Our approach is to recognize that ultra-high performance terrestrial state-of-the-art image processing microelectronics hardware likely will not be available. To address this constraint, our solution is to instead selectively reduce or throttle the image data from the image sensors to the downstream image processing microelectronic hardware. By selectively (and significantly) reducing the image data rate from the camera(s), lower performance space-qualifiable image processing electronics will then be able to provide the needed functionality on the now much sparser information from image data. The challenge is reducing the image data rate, while still providing the terrestrial-comparable state (pose and velocity) estimation, 3D object detection, depth estimation, mapping, and tracking functionality needed for autonomous operations.

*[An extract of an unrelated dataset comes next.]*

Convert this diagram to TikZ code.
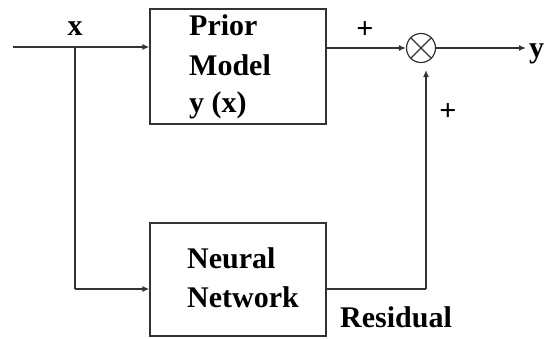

We propose to solve this challenge by replacing existing conventional space-grade CMOS frame-based cameras with a novel radiation-hardened version of a Dynamic and Active Pixel Vision Sensor (DAVIS) dual-mode image sensor , which combines a conventional global-shutter CMOS camera with an event-based image sensor (EBS) in the same pixel array. In practice, event-based image sensors can reduce the downstream computational burden by an estimated one to two orders of magnitude.
Future NASA missions that could benefit from these advancements include the Lunar Gateway, expected to be unmanned for 92% of the time and thus, rely heavily on robotic systems for maintenance and repair, and a planned ‘tunnel-bot’ to pierce through the icy surface on Europa to study the space underneath. It can also help the Cold Operable Lunar Deployable Arm (COLDArm) project, one of NASA’s technologies being developed to enable future missions to extreme environments on the Moon, Mars, and ocean worlds such as Jupiter and Saturn moons.
Alphacore’s solution can be applied for use in maintenance and repair of defense and commercial space systems. Alphacore’s radiation-hardened perception technology can help add autonomous capabilities to defense unmanned aerial vehicles and autonomous terrestrial platforms, such as future robotic combat vehicles and optionally manned fighting vehicles.